----- Supplied data
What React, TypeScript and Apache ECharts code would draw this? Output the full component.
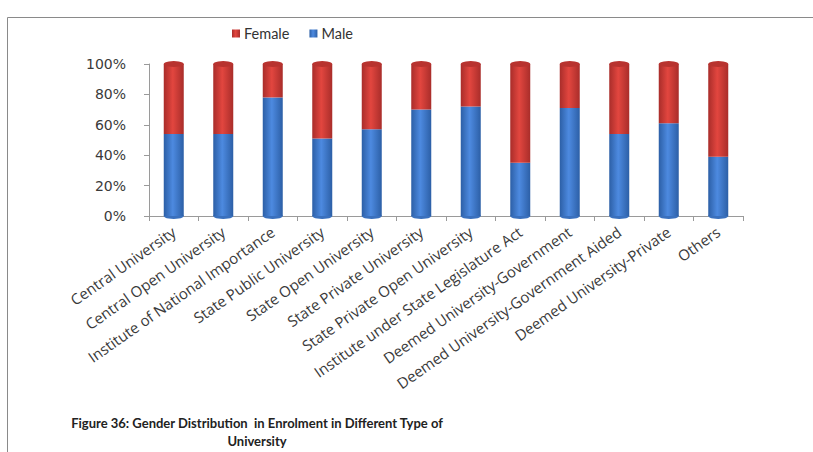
import React, { useEffect, useRef } from "react";
import * as echarts from "echarts";

const categories = [
  "Central University",
  "Central Open University",
  "Institute of National Importance",
  "State Public University",
  "State Open University",
  "State Private University",
  "State Private Open University",
  "Institute under State Legislature Act",
  "Deemed University-Government",
  "Deemed University-Government Aided",
  "Deemed University-Private",
  "Others",
];
const maleShare = [54, 54, 78, 51, 57, 70, 72, 35, 71, 54, 61, 39];
const femaleShare = [46, 46, 22, 49, 43, 30, 28, 65, 29, 46, 39, 61];
const yTicks = ["0%", "20%", "40%", "60%", "80%", "100%"];
const legendNames = ["Female", "Male"];
const titleLines = ["Figure 36: Gender Distribution  in Enrolment in Different Type of", "University"];

const cyl = (edge: string, mid: string) =>
  new echarts.graphic.LinearGradient(0, 0, 1, 0, [
    { offset: 0, color: edge },
    { offset: 0.45, color: mid },
    { offset: 1, color: edge },
  ]);

export default function App() {
  const ref = useRef<HTMLDivElement>(null);
  useEffect(() => {
    if (!ref.current) return;
    const chart = echarts.init(ref.current, undefined, { renderer: "svg" });
    const totals = maleShare.map((m, i) => m + femaleShare[i]);
    chart.setOption({
      animation: false,
      backgroundColor: "#ffffff",
      title: {
        text: titleLines.join("\n"),
        left: 257,
        top: 414,
        padding: 0,
        textAlign: "center",
        textStyle: {
          fontFamily: "Lato, sans-serif",
          fontWeight: "bold",
          fontSize: 13,
          lineHeight: 18,
          color: "#222",
        },
      },
      legend: {
        data: legendNames,
        left: 227,
        top: 21,
        itemWidth: 8,
        itemHeight: 8,
        itemGap: 20,
        icon: "rect",
        textStyle: {
          fontFamily: "Lato, 'Open Sans', sans-serif",
          fontSize: 14.5,
          color: "#333",
          padding: [0, 0, 0, -1],
        },
      },
      graphic: [
        {
          type: "rect",
          shape: { x: 7.5, y: 17.5, width: 900, height: 500 },
          style: { fill: "none", stroke: "#8a8a8a", lineWidth: 1 },
          silent: true,
        },
      ],
      grid: { left: 149, right: 70, top: 64, bottom: 236 },
      xAxis: {
        type: "category",
        data: categories,
        axisLine: { show: true, lineStyle: { color: "#9a9a9a" } },
        axisTick: { show: true, length: 5, lineStyle: { color: "#9a9a9a" } },
        axisLabel: {
          rotate: 35,
          interval: 0,
          margin: 14,
          fontFamily: "'Open Sans', sans-serif",
          fontSize: 15,
          color: "#3a3a3a",
        },
      },
      yAxis: {
        type: "value",
        min: 0,
        max: 100,
        interval: 20,
        axisLine: { show: true, lineStyle: { color: "#9a9a9a" } },
        axisTick: { show: true, length: 5, lineStyle: { color: "#9a9a9a" } },
        splitLine: { show: false },
        axisLabel: {
          formatter: (v: number) => yTicks[Math.round(v / 20)],
          fontFamily: "'DejaVu Sans', sans-serif",
          fontSize: 14,
          color: "#3a3a3a",
          margin: 23,
        },
      },
      series: [
        {
          name: "Male",
          type: "bar",
          stack: "total",
          barWidth: 20,
          data: maleShare,
          itemStyle: { color: cyl("#2c5fa6", "#4d8ae0") },
          z: 2,
        },
        {
          name: "Female",
          type: "bar",
          stack: "total",
          barWidth: 20,
          data: femaleShare,
          itemStyle: { color: cyl("#a92d2a", "#e2463f") },
          z: 2,
        },
        {
          name: "cap",
          type: "pictorialBar",
          symbol: "circle",
          symbolSize: [20, 6],
          symbolPosition: "end",
          symbolOffset: [0, "-50%"],
          data: totals,
          itemStyle: { color: "#b8332f" },
          z: 3,
          silent: true,
        },
        {
          name: "base",
          type: "pictorialBar",
          symbol: "circle",
          symbolSize: [20, 6],
          symbolPosition: "start",
          symbolOffset: [0, "50%"],
          data: maleShare,
          itemStyle: { color: "#3a70bd" },
          z: 1,
          silent: true,
        },
      ],
      color: ["#4a7ebf", "#b8474f"],
    });
    return () => chart.dispose();
  }, []);
  return (
    <div
      ref={ref}
      style={{ position: "fixed", left: 0, top: 0, width: 813, height: 452 }}
    />
  );
}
----------
Stated problem: Extract, word for word, each line from the top of the data down to and including the line with "36: Gender Distribution"; skip the pictures.

Worked solution:
What React, TypeScript and Apache ECharts code would draw this? Output the full component.
import React, { useEffect, useRef } from "react";
import * as echarts from "echarts";

const categories = [
  "Central University",
  "Central Open University",
  "Institute of National Importance",
  "State Public University",
  "State Open University",
  "State Private University",
  "State Private Open University",
  "Institute under State Legislature Act",
  "Deemed University-Government",
  "Deemed University-Government Aided",
  "Deemed University-Private",
  "Others",
];
const maleShare = [54, 54, 78, 51, 57, 70, 72, 35, 71, 54, 61, 39];
const femaleShare = [46, 46, 22, 49, 43, 30, 28, 65, 29, 46, 39, 61];
const yTicks = ["0%", "20%", "40%", "60%", "80%", "100%"];
const legendNames = ["Female", "Male"];
const titleLines = ["Figure 36: Gender Distribution  in Enrolment in Different Type of", "University"];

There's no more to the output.